If $f$ is a joint density, then $\frac{k}{2} = 1 \iff k = 2$.
(ii) Find the marginal densities $f_X(x)$ and $f_Y(y)$.
$f_X(x) = \displaystyle \int_{x}^{1} 2 dy = 2(1-x), 0<x<1$
$f_Y(y) = \displaystyle \int_{0}^{y} 2 dx = 2y, 0<y<1$
I believe so far what I did is correct (but please tell if there's any mistake), my problem is in the following:
(iii) Find the probability joint function $F(x,y)$.

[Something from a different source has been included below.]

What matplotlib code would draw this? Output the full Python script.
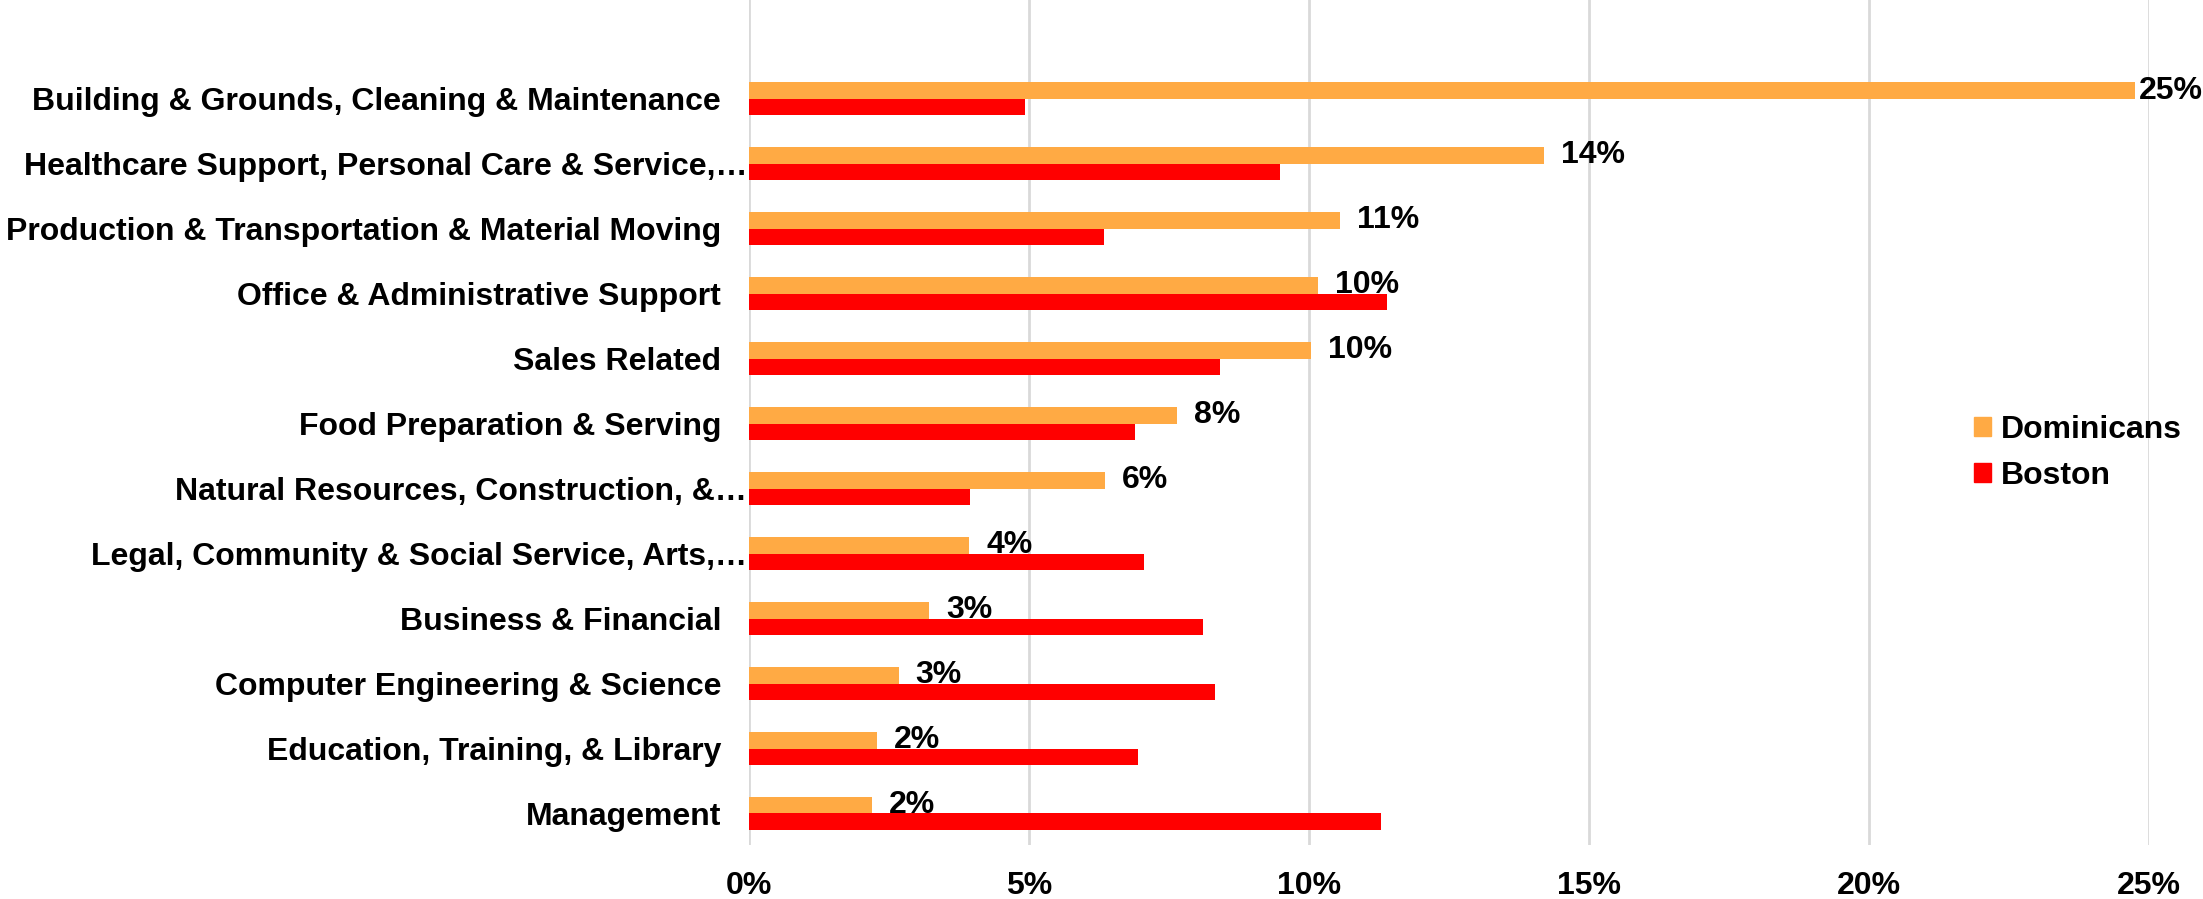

$F(x,y) = \displaystyle\int_{0}^{x}\int_{0}^{y} 2 du dv = 2yx, 0<x<y<1$
$ 0$, otherwise.
I can see that $\displaystyle \frac{\partial^2}{\partial{x}\partial{y}} F(x,y) = f(x,y)$, as it should be, but something feels odd to me in this domain of definition "$0<x<y<1$". Is what I'm doing correct? Thanks.
Pick any point in the square. 2 cases: (1) $x<y\ then\ F(x,y)=2xy-x^2$, since x lower limit is 0, while y lower limit is x. (2) $x\ge y \ then\ F(x,y)=y^2$, since x upper limit is y, while y lower limit is 0.
Outside the square you need to work with pieces separately.